>> start

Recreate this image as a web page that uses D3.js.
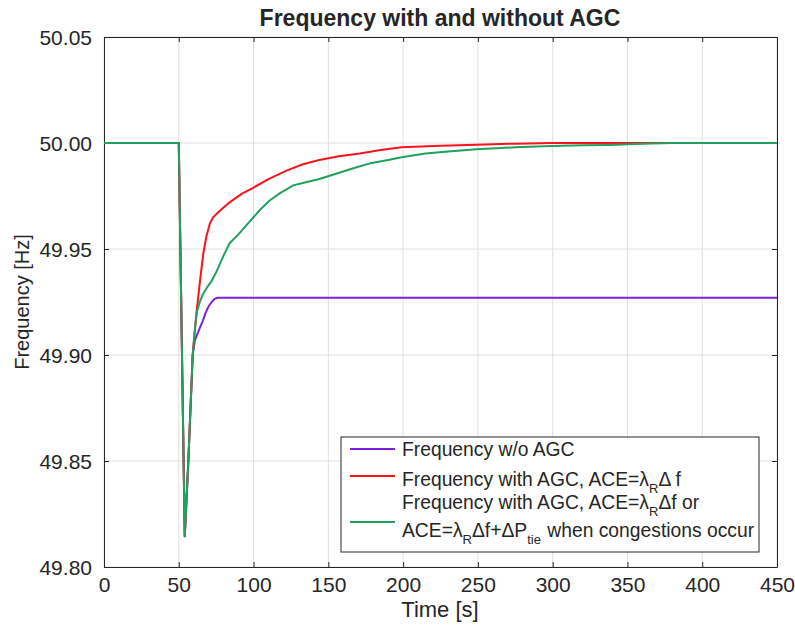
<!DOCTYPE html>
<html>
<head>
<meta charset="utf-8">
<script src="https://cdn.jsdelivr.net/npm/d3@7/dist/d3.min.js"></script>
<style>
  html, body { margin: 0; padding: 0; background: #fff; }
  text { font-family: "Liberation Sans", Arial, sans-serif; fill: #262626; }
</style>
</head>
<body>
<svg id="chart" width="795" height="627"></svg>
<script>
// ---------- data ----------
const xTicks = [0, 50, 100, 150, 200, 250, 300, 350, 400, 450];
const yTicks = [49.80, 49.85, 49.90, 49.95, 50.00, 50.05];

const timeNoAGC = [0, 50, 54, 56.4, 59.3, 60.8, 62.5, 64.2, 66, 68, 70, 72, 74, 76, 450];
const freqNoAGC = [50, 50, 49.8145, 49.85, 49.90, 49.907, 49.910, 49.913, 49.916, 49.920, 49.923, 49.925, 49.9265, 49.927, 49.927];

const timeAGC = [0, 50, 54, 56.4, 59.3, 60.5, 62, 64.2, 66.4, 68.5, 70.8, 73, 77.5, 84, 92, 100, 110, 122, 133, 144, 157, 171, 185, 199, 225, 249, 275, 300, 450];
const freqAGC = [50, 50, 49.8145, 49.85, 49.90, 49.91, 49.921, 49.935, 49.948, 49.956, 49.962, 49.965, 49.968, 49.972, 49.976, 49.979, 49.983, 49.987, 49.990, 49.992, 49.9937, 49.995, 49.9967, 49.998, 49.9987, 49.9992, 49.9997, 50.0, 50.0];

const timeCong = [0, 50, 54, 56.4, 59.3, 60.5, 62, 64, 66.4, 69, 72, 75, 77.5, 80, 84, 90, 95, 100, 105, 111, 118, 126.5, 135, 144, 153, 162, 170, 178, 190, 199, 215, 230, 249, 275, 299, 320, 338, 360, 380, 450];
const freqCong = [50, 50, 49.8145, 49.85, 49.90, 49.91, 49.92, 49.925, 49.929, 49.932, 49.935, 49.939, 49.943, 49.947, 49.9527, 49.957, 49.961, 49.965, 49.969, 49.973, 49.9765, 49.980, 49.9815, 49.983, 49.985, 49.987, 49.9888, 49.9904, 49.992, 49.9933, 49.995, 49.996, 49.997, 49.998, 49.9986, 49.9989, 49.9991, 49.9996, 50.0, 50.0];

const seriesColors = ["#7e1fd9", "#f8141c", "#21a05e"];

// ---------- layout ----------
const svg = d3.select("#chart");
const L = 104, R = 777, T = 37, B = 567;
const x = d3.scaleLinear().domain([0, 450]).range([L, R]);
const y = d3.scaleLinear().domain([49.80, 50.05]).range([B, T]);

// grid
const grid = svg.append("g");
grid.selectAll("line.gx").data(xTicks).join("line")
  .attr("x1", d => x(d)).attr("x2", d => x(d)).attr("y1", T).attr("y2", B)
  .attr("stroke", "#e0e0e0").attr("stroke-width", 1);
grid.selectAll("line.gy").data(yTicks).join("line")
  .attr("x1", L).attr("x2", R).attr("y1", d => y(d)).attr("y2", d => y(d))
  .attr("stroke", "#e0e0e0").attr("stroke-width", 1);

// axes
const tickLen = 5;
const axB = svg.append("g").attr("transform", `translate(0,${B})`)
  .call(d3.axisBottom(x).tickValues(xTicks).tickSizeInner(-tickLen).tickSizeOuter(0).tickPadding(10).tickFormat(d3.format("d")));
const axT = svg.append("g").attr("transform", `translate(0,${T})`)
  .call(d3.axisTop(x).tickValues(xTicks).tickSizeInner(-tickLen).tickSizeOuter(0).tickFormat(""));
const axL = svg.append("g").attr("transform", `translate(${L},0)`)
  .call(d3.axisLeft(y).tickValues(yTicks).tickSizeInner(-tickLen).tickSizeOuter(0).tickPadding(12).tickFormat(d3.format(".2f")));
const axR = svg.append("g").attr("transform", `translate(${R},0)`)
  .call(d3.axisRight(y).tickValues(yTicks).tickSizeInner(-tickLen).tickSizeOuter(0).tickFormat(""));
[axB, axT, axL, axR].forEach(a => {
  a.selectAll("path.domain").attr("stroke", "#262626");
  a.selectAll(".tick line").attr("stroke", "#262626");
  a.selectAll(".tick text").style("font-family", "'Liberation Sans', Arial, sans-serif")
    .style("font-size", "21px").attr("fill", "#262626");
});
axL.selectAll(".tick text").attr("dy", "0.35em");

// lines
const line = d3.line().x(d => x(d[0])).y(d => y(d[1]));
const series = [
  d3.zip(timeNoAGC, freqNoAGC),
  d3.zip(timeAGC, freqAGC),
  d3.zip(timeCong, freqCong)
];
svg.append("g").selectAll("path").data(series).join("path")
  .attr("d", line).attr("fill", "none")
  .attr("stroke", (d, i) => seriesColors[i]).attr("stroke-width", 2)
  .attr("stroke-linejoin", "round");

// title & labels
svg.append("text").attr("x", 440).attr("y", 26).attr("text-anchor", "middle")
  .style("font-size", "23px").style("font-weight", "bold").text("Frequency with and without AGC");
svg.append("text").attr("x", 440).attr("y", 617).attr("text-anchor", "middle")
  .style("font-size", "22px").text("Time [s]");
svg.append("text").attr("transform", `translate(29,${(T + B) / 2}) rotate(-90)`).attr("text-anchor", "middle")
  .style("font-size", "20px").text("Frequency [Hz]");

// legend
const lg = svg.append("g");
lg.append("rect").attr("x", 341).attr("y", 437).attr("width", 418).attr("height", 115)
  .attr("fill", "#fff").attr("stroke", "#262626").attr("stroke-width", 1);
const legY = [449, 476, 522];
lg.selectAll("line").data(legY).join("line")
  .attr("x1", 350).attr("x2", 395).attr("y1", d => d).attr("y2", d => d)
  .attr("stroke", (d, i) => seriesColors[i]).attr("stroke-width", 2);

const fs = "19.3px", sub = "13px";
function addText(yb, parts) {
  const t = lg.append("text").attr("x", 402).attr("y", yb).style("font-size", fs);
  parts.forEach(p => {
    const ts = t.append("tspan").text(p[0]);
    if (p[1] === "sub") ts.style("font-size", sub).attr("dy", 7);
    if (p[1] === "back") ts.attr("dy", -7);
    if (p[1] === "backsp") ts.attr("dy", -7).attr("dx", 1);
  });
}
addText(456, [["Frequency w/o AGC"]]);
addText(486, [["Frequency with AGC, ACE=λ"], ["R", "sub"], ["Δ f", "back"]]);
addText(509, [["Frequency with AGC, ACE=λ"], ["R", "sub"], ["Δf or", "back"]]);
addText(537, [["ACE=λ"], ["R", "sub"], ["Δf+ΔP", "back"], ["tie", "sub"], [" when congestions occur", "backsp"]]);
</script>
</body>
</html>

>> end
>> start

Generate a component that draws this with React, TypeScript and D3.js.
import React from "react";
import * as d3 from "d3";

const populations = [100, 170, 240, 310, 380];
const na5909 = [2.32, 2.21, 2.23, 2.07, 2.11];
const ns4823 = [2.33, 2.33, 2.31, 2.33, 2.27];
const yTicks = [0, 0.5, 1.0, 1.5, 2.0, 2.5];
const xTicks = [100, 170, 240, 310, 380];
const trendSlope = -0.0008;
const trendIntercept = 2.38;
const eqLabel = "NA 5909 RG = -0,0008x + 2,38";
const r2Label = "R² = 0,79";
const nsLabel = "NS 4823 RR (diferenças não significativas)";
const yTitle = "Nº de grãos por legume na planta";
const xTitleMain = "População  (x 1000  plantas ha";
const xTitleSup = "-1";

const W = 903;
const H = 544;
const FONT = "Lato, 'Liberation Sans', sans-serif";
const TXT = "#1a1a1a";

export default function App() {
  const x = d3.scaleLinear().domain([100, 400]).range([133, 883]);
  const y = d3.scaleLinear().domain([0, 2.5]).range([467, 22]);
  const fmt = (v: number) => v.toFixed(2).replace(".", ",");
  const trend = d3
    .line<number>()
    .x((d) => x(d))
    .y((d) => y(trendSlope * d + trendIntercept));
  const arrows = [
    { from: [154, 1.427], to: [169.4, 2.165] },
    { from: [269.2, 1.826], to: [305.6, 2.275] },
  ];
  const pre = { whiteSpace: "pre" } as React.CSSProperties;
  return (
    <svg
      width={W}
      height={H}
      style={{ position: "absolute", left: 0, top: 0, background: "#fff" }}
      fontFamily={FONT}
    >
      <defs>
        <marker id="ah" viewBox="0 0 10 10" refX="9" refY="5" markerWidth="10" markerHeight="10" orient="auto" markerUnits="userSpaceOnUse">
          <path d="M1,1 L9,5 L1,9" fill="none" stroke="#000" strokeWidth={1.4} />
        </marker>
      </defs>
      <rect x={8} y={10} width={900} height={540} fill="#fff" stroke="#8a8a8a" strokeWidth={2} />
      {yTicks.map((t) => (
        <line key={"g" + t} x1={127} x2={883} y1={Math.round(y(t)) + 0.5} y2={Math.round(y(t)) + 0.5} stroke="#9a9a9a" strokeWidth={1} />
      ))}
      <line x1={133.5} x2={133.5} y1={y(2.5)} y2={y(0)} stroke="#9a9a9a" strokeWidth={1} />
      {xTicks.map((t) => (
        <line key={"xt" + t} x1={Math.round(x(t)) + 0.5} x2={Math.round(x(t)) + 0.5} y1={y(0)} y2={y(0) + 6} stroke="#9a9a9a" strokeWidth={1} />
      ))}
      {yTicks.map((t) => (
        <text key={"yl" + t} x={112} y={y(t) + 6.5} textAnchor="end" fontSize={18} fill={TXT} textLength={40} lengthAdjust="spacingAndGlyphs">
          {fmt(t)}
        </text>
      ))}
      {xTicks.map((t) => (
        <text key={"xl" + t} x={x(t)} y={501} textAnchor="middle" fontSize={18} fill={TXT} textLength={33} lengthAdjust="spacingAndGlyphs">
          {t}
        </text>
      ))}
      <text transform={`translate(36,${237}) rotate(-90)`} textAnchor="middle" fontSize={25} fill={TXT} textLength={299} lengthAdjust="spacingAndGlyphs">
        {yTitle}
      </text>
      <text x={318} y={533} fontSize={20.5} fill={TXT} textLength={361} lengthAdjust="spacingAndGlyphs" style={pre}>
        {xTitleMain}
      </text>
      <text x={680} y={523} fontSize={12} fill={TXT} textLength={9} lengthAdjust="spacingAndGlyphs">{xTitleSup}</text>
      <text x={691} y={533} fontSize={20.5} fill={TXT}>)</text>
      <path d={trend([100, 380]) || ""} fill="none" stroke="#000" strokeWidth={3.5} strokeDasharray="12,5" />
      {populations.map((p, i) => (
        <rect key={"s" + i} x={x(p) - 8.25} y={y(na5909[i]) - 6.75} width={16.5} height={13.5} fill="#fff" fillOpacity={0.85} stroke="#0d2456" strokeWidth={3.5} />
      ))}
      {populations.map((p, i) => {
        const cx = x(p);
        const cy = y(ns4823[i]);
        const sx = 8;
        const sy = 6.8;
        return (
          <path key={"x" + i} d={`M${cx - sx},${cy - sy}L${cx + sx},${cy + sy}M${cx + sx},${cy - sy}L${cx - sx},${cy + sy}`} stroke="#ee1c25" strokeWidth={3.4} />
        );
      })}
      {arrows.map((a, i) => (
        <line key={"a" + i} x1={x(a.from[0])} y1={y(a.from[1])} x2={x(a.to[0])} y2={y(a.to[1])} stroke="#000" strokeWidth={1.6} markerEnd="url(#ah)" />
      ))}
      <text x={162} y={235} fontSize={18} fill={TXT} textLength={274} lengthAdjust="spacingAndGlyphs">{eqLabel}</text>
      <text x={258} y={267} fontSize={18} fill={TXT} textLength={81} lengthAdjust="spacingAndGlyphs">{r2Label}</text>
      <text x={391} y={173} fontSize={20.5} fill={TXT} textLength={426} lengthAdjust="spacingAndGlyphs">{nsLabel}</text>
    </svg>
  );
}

>> end
>> start

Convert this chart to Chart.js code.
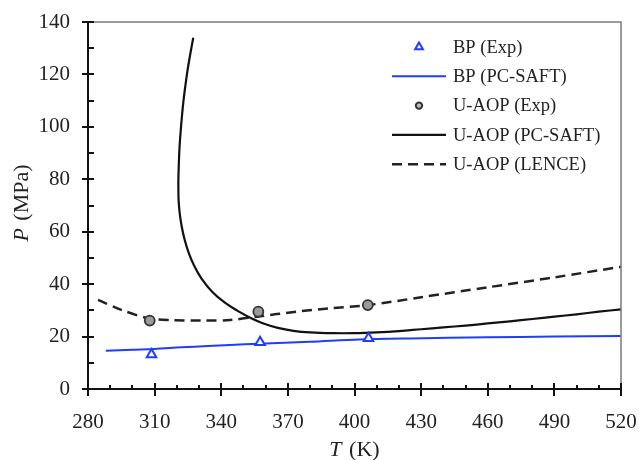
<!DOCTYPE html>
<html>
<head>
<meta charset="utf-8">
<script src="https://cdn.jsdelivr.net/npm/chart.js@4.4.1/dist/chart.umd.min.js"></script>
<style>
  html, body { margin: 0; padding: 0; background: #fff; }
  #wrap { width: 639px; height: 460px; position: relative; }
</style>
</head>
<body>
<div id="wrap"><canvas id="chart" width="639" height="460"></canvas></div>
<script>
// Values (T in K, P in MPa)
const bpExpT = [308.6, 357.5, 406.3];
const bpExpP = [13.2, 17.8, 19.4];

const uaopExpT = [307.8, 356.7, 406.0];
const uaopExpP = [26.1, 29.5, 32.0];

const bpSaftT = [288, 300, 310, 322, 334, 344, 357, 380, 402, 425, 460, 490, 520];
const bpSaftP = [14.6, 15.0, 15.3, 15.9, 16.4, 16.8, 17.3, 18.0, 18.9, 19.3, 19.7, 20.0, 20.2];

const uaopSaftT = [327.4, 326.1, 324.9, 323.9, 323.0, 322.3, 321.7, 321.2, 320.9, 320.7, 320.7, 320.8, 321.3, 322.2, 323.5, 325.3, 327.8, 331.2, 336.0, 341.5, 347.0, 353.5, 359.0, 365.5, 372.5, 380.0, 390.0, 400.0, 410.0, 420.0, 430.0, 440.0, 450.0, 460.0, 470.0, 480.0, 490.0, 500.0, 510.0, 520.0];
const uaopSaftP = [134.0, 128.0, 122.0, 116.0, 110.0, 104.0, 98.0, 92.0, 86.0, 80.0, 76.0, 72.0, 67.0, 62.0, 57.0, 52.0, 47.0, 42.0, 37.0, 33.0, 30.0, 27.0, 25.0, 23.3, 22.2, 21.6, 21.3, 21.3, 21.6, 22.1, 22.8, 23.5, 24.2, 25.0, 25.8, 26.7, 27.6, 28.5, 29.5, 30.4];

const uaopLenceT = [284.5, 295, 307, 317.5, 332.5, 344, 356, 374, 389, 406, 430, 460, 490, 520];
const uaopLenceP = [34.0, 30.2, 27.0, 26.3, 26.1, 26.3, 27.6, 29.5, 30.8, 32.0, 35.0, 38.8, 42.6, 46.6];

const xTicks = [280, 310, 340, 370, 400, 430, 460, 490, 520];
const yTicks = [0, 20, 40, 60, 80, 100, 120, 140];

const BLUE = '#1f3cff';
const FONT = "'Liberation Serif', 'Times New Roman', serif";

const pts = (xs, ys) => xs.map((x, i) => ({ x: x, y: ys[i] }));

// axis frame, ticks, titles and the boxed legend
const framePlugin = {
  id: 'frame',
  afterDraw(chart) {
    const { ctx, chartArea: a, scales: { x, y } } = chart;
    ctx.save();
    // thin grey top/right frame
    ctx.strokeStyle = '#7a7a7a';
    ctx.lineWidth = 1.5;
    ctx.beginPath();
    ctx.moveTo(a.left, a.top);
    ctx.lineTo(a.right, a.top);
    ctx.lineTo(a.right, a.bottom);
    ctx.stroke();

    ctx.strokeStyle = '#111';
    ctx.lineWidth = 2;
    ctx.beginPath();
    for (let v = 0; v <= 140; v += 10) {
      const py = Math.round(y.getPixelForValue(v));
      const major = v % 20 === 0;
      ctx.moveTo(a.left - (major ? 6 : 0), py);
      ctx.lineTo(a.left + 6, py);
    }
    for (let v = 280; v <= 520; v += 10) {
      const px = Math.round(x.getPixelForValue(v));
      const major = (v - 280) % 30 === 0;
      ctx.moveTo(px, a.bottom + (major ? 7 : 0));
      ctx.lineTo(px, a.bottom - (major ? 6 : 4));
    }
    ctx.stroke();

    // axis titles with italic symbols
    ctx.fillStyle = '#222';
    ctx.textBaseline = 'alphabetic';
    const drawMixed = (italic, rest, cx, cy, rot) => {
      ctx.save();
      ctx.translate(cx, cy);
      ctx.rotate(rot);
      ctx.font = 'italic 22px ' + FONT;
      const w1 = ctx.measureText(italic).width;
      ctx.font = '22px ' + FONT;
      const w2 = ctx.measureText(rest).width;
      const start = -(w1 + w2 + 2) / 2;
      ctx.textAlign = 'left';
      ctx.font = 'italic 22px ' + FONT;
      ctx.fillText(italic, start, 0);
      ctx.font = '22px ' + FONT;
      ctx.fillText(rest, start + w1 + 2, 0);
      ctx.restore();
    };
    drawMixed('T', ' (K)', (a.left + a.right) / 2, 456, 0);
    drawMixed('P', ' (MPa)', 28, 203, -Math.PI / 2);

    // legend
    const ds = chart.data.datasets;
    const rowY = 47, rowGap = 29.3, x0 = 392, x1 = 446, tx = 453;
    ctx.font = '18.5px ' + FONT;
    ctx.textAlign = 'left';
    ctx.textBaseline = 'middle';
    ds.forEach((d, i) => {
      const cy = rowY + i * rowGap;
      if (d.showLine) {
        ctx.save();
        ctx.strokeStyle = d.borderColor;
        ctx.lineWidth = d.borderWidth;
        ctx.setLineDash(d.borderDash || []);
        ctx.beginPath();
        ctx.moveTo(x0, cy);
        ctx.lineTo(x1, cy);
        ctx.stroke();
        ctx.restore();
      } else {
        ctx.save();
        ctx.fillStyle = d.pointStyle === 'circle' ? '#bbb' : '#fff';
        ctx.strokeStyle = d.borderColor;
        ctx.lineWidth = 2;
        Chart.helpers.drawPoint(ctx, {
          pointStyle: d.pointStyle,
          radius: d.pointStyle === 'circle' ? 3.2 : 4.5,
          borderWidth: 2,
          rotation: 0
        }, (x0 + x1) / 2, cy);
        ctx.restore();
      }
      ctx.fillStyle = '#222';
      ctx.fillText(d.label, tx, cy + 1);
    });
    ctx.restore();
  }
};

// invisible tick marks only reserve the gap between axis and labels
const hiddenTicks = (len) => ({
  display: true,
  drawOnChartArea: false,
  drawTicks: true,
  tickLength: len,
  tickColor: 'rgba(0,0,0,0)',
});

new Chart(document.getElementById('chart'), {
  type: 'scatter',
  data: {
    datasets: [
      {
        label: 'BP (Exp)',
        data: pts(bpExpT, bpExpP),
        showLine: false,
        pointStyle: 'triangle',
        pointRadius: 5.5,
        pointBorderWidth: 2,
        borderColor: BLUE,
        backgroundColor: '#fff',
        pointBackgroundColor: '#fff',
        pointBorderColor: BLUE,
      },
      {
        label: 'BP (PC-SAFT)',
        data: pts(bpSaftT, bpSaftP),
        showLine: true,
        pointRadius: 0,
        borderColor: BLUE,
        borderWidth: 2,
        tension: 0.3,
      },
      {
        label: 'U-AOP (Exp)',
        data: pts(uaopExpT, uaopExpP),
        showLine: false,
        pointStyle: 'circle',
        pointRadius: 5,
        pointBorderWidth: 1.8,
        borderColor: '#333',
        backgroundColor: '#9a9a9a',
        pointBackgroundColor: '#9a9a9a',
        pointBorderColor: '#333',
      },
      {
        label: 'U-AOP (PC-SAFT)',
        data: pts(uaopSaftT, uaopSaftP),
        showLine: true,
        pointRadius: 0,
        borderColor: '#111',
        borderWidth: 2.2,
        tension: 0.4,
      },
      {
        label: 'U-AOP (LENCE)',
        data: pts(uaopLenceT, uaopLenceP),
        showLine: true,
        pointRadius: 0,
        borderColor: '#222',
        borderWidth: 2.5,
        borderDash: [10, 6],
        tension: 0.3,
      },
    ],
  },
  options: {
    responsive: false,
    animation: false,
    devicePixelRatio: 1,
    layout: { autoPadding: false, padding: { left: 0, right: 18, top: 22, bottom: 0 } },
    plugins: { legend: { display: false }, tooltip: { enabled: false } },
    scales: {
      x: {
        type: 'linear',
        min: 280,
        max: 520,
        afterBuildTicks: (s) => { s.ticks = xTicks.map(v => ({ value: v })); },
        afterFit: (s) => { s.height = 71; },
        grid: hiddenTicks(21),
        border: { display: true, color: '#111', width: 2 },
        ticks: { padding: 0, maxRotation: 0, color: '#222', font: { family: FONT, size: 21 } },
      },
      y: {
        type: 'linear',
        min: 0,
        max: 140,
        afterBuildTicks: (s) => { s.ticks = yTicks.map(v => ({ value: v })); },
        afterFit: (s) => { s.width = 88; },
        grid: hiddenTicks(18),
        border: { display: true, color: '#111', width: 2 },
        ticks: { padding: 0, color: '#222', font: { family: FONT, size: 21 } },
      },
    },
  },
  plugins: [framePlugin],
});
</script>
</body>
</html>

>> end

▶ Work required
Leave the pictures out and copy exactly the lines from the one with "Recreate this image" to the one with "49.9265, 49.927, 49.927];", both included.

▶ Response to this exercise
Recreate this image as a web page that uses D3.js.
<!DOCTYPE html>
<html>
<head>
<meta charset="utf-8">
<script src="https://cdn.jsdelivr.net/npm/d3@7/dist/d3.min.js"></script>
<style>
  html, body { margin: 0; padding: 0; background: #fff; }
  text { font-family: "Liberation Sans", Arial, sans-serif; fill: #262626; }
</style>
</head>
<body>
<svg id="chart" width="795" height="627"></svg>
<script>
// ---------- data ----------
const xTicks = [0, 50, 100, 150, 200, 250, 300, 350, 400, 450];
const yTicks = [49.80, 49.85, 49.90, 49.95, 50.00, 50.05];

const timeNoAGC = [0, 50, 54, 56.4, 59.3, 60.8, 62.5, 64.2, 66, 68, 70, 72, 74, 76, 450];
const freqNoAGC = [50, 50, 49.8145, 49.85, 49.90, 49.907, 49.910, 49.913, 49.916, 49.920, 49.923, 49.925, 49.9265, 49.927, 49.927];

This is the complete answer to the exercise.